Explain how the price of a stock really moves...

Ascentrnx
07-31-2017,
It's also how much the buyer is willing to pay. If there are expectations of bigger things then a valuation might prove the stock price is cheap and the buyer is willing to pay more.

AruceAntet
08-02-2017,
a stock prices moves based on where the buyers are willing to buy up to and where the sellers are willing to sell down to

if BuyerA will pay up to $11 for 10000 sh of ABC which is currently $10

and the ask book looks like...
1000 $10
1000 $10.01
5000 $10.02
1000 $10.03
1000 $10.05
1000 $10.10

then technically the stock will rise to $10.10 because there arent enough sellers selling at $10 which will cause the stock to rise

Artisannkw
08-02-2017,
This is a great question! If you understand how the price of a stock moves in general, you have a head start on figuring out the movement of a particular stock. Moreover, you are likely to get better prices in all of your trades.

It is easier for me to think of how this works by going back to the pre-electronic market. In the old days, markets were made by people. You had specialists in the NYSE and AMEX, and you had Market Makers for Over-The-Counter stocks, which was where everything else traded.

There was no NASDAQ back then, but the OTC market was regulated by the NASD - the National Association of Securities Dealers. A stock that traded OTC did so through specific NASD members who 'made a market' in that stock. There thousands of NASD members, but there might be only a handful making a market for a particular company.

Market Makers bought the stock for the Dealer's account and published bid and ask prices. These prices were promises to buy or sell the stock at the published bid or ask. But these promises were limited by quantity. To keep the buyers and sellers in balance, the Market Makers would adjust the bid and ask prices if the buy/sell order ratio starts to get out of balance.

Artisanado
08-03-2017,
This whole process is not that different from managing a Sports Book in Vegas. With a Sports Book you keep the dollars even on each side of the bet by managing the odds. With an OTC Market Marker you keep buyers and sellers in balance by managing the bid and ask prices.

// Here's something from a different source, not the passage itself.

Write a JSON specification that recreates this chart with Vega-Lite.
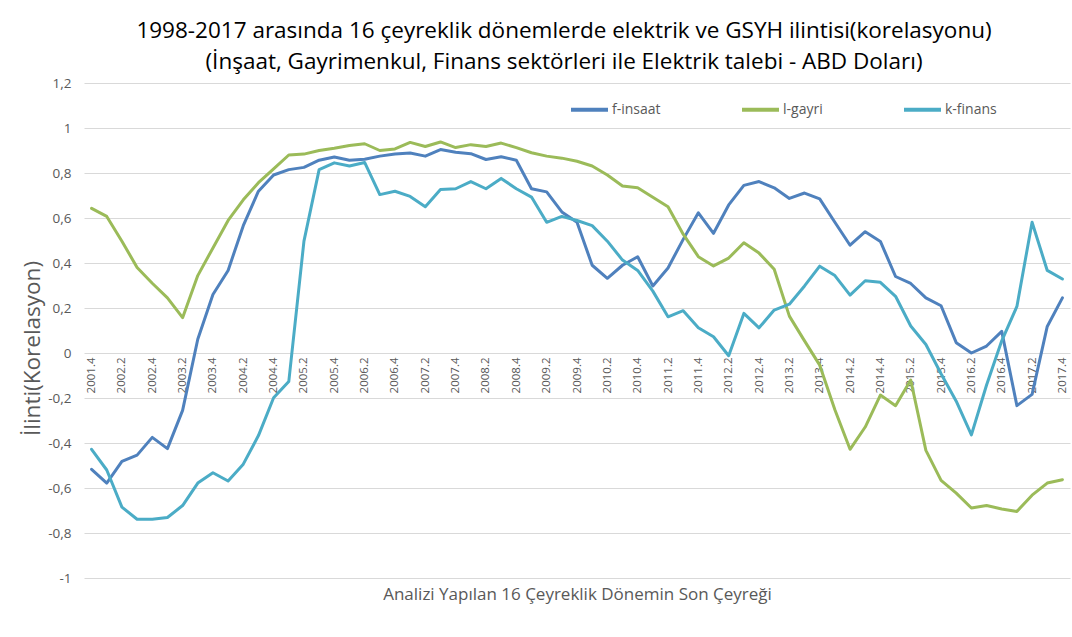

This system worked great in a world of relatively stable prices. But the Market Makers' mandate to "maintain an orderly" market was tough to do when the market was moving. When the market moves, the spread between the bid and the ask gets bigger. In theory, the Market Maker adds to inventory in a down market, and sells from inventory in an up market - this in the name of 'maintaining an orderly market'.

These days, much of the function of the Market Makers are computerized. Yet the NYSE specialist still works the floor, and can be key in deciding how to price a stock after significant news. Market 'stops' kick-in if the market is moving too fast for the computer logic to parse properly. And the basic principle of the bid & ask set by a Market Maker still applies.